WENR, Nov./Dec. 2001: Middle East
School Curriculum under Reform
Efforts are once again under way to reform the national school curriculum in Egypt. Under the leadership of the National Center for Curriculum and Instructional Materials Development, primary and preparatory texts have been revised, and secondary texts are now undergoing revision — all in response to the recognized lack of sufficient educational resources.
In the last 10 years, national conferences have been held to develop and reform the curriculum; primary-school syllabuses have been revised three times. Some say it is not the syllabuses that are the problem, but rather the way the coursework is taught.
— Al-Ahram Weekly Online
Sept. 13-19, 2001
Psychometric May Get Boot
The Israeli Cabinet adopted legislation in September that no longer requires students to take the Psychometric, a standardized test equivalent to the SAT, to gain admission to Israel’s public universities. This law, if ratified by the Israeli parliament, would make high school diplomas the only prerequisite for admission, a policy strongly advocated by Minister of Finance Silvan Shalom. Currently, most public university programs do not select students on the basis of personal interviews and extracurricular activities. Instead, students are ranked and chosen based on the scores they receive on the Psychometric and national high school graduation exams. Minister of Education Limor Livnat supports the current system. However, the final decision on whether or not to implement the new law will be up to the parliament.

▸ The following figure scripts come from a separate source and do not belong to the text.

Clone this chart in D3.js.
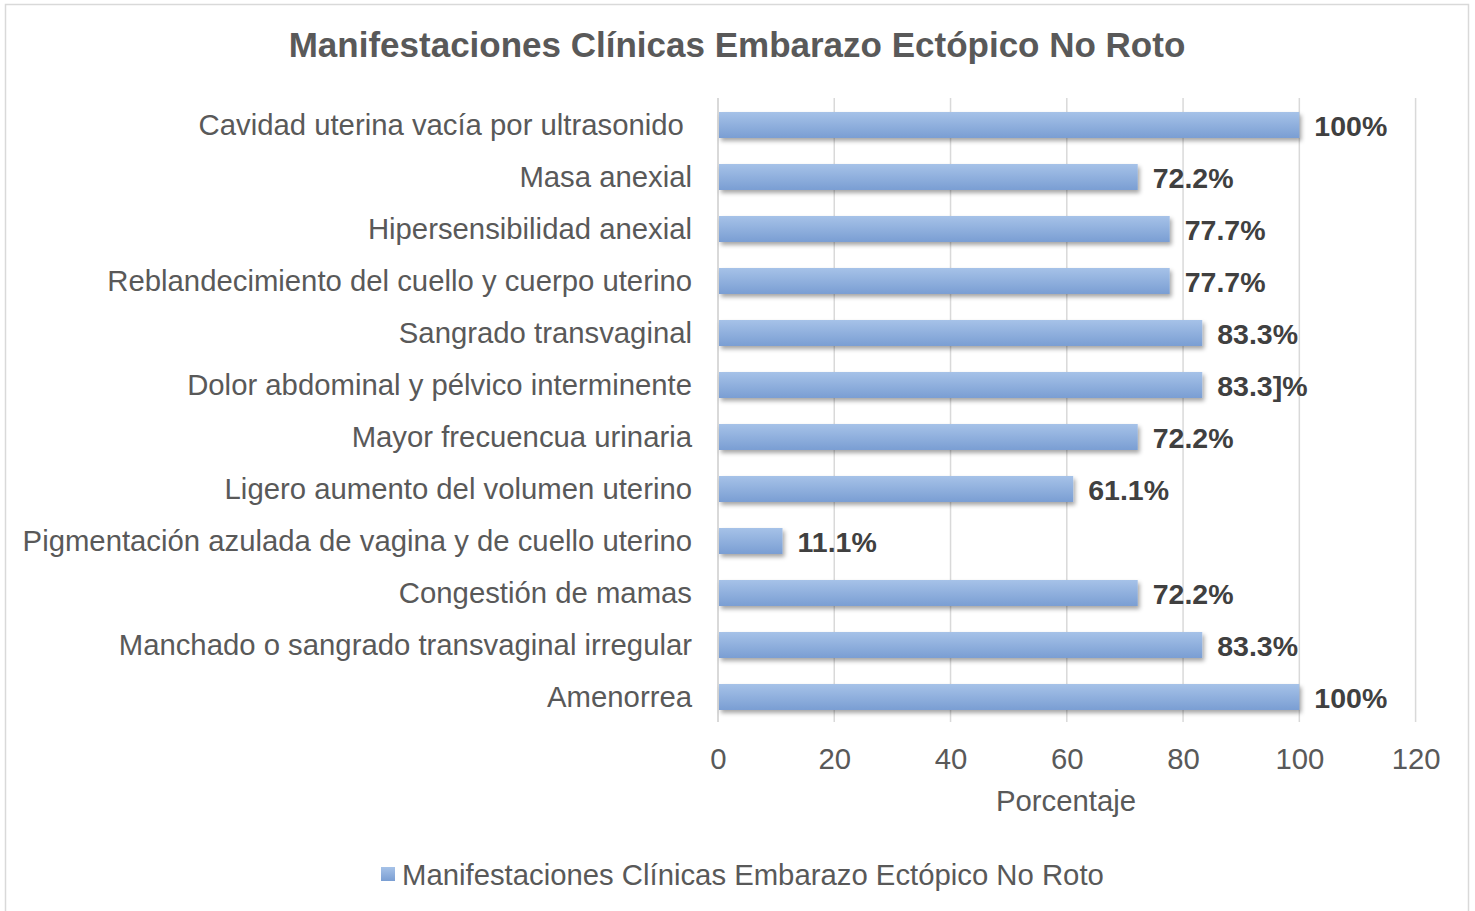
<!DOCTYPE html>
<html lang="es">
<head>
<meta charset="UTF-8">
<title>Manifestaciones Clínicas</title>
<script src="https://d3js.org/d3.v7.min.js"></script>
<style>
    body { margin: 0; background: #fff; }
    text { font-family: "Liberation Sans", Arial, sans-serif; white-space: pre; }
    .axis path, .axis line { display: none; }
    .axis text { font-size: 29.3px; fill: #595959; }
</style>
</head>
<body>
<script>
// datos
const categories = [
    "Cavidad uterina vacía por ultrasonido ",
    "Masa anexial",
    "Hipersensibilidad anexial",
    "Reblandecimiento del cuello y cuerpo uterino",
    "Sangrado transvaginal",
    "Dolor abdominal y pélvico interminente",
    "Mayor frecuencua urinaria",
    "Ligero aumento del volumen uterino",
    "Pigmentación azulada de vagina y de cuello uterino",
    "Congestión de mamas",
    "Manchado o sangrado transvaginal irregular",
    "Amenorrea"
];
const values = [100, 72.2, 77.7, 77.7, 83.3, 83.3, 72.2, 61.1, 11.1, 72.2, 83.3, 100];
const valueLabels = ["100%", "72.2%", "77.7%", "77.7%", "83.3%", "83.3]%", "72.2%", "61.1%", "11.1%", "72.2%", "83.3%", "100%"];
const xTicks = [0, 20, 40, 60, 80, 100, 120];
const seriesName = "Manifestaciones Clínicas Embarazo Ectópico No Roto";

const W = 1475, H = 911;
const svg = d3.select("body").append("svg").attr("width", W).attr("height", H);

// degradado de las barras
const defs = svg.append("defs");
const grad = defs.append("linearGradient").attr("id", "barGrad")
    .attr("x1", 0).attr("y1", 0).attr("x2", 0).attr("y2", 1);
grad.append("stop").attr("offset", "0%").attr("stop-color", "#a6c2e8");
grad.append("stop").attr("offset", "100%").attr("stop-color", "#7a9ed3");
const shadow = defs.append("filter").attr("id", "shadow")
    .attr("x", "-5%").attr("y", "-20%").attr("width", "115%").attr("height", "160%");
shadow.append("feDropShadow").attr("dx", 2).attr("dy", 3).attr("stdDeviation", 2)
    .attr("flood-color", "#000").attr("flood-opacity", 0.35);

// marco del grafico
svg.append("rect").attr("x", 5.5).attr("y", 4.5).attr("width", 1463).attr("height", 920)
    .attr("fill", "none").attr("stroke", "#d9d9d9").attr("stroke-width", 1.5);

const plotL = 718, plotR = 1415.6, plotT = 98, plotB = 722;

const x = d3.scaleLinear().domain([0, 120]).range([plotL, plotR]);
const y = d3.scaleBand().domain(categories).range([plotT + 1, plotB + 1]).paddingInner(0.5).paddingOuter(0.25);

// titulo
svg.append("text").attr("x", 737).attr("y", 57).attr("text-anchor", "middle")
    .style("font-size", "35px").style("font-weight", "bold").attr("fill", "#595959")
    .text(seriesName);

// lineas de cuadricula
svg.append("g").selectAll("line").data(xTicks.slice(1)).enter().append("line")
    .attr("x1", d => x(d)).attr("x2", d => x(d))
    .attr("y1", plotT).attr("y2", plotB)
    .attr("stroke", "#d9d9d9").attr("stroke-width", 1.5);
svg.append("line").attr("x1", plotL).attr("x2", plotL).attr("y1", plotT).attr("y2", plotB)
    .attr("stroke", "#d9d9d9").attr("stroke-width", 2);

// barras
svg.append("g").selectAll("rect").data(values).enter().append("rect")
    .attr("x", x(0) + 1)
    .attr("y", (d, i) => y(categories[i]))
    .attr("width", d => x(d) - x(0) - 1)
    .attr("height", y.bandwidth())
    .attr("fill", "url(#barGrad)")
    .attr("filter", "url(#shadow)");

// etiquetas de datos
svg.append("g").selectAll("text").data(values).enter().append("text")
    .attr("x", d => x(d) + 15)
    .attr("y", (d, i) => y(categories[i]) + y.bandwidth() / 2 + 1)
    .attr("dy", "0.36em")
    .style("font-size", "28.5px").style("font-weight", "bold").attr("fill", "#404040")
    .text((d, i) => valueLabels[i]);

// eje y
const yAxis = svg.append("g").attr("class", "axis")
    .attr("transform", `translate(${plotL - 8},0)`)
    .call(d3.axisLeft(y).tickSize(0).tickPadding(18));
yAxis.selectAll("text").attr("dy", "0.34em");

// eje x
const xAxis = svg.append("g").attr("class", "axis")
    .attr("transform", `translate(0,${plotB})`)
    .call(d3.axisBottom(x).tickValues(xTicks).tickSize(0).tickPadding(26));
xAxis.selectAll("text").attr("dy", "0.71em");

svg.append("text").attr("x", 1066).attr("y", 811).attr("text-anchor", "middle")
    .style("font-size", "29.3px").attr("fill", "#595959").text("Porcentaje");

// leyenda
svg.append("rect").attr("x", 381).attr("y", 867).attr("width", 14).attr("height", 14)
    .attr("fill", "url(#barGrad)");
svg.append("text").attr("x", 402).attr("y", 885)
    .style("font-size", "29.3px").attr("fill", "#595959").text(seriesName);
</script>
</body>
</html>
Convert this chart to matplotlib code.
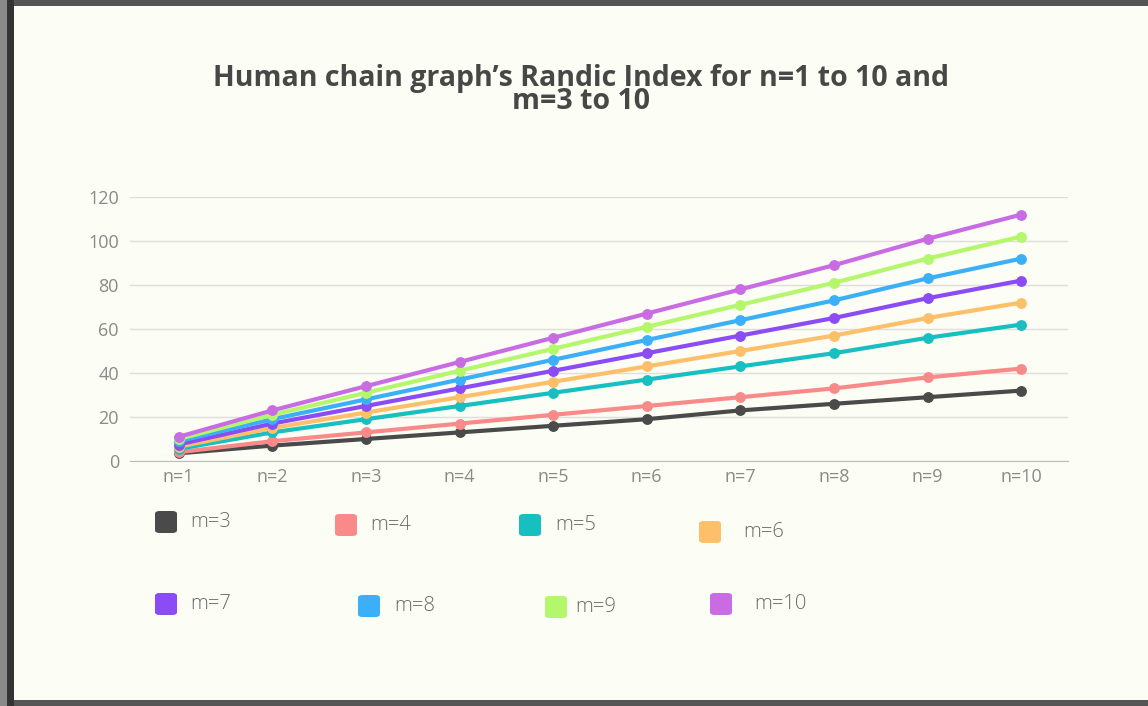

— The Chronicle of Higher Education
Sept. 21, 2001
Beirut University Enrollments Expected to Increase
In response to the Sept. 11 terrorist attacks on the United States, Prime Minister of Lebanon Rafik Al Hariri warned universities in Beirut to prepare themselves for a massive influx of Middle Eastern students leaving the United States because of anti-Arab and -Muslim harassment.
In addition, Lebanon is counting on enrolling larger numbers of students from the oil-rich Gulf Arab states as a way of injecting new life into the country’s sluggish economy. Beirut’s Lebanese American University enrolled more than 30 students this year from Saudi Arabia, Kuwait and Bahrain. The American University of Beirut received 21 students from the Gulf. The increased student enrollments give hope to the possibility that Beirut could reemerge as the education capital of the Middle East.
— Middle East Times
Oman Encourages Growth of Private Sector Universities
Sultan Qaboos of Oman recently signed a new law allowing the private sector to play a more active role in providing and promoting higher education. The new royal decree grants private universities generous cash incentives to encourage the establishment of private universities in major town outside Muscat.
The state-run Sultan Qaboos University, which currently enrolls 2,200 students, can no longer meet the growing demand for higher education in the country. A high-powered Higher Education Council has since been formed with the aim of creating facilities for the private sector to set up private universities in the country outside Muscat.
Sohar University, Oman’s first private university, opened its doors to students last September. The Omani news agency reported that the new institution would contribute to upgrading levels of higher education and scientific research, and will specialize in modern scientific fields.
— Gulf News
Aug. 29, 2001
New School Ends State Control over Education
State control over the education sector officially ended in September with the opening of Syria’s first foreign-owned institution. At the inauguration ceremony Syria’s minister of education said that the opening of the International School of Choueifat in Damascus was part of the government’s plan to “improve and modernize” the country’s system of education. She went on to say that by opening up education to the private sector the government hopes to curb the number of students leaving Syria to pursue their studies abroad.
The school plans to enroll up to 500 students between the ages of three and 16 this year, but expects to receive as many as 3,000 students by the year 2003. Arabic and English will be taught as basic languages, and French will be offered as a second language.
The new institution is part of the Saad and Bastani school network (SABIS), which was established in 1886. SABIS schools are recognized by educational authorities all over the world, and their qualifications are accepted by many universities.
Syria does have several private elementary, preparatory and secondary schools, but up until now they have been tightly controlled by the state and apply the national curriculum. The American French and Pakistani private schools primarily serve the expatriate community in Syria and their qualifications, which do not include Arabic, are not recognized by the government.
— Middle East Times
UNITED ARAB EMIRATES
New Media Center to Open
Zayed University has created a Center for Media Training and Research in response to the increasing number of students seeking careers in the media industry. Located at the university’s Dubai Media City, the center’s training courses and workshops will be offered for “mid-career” media and communication workers, starting in February 2002.
The program will offer an elective English language program, which will benefit those working in the communications field by preparing them for a bilingual society.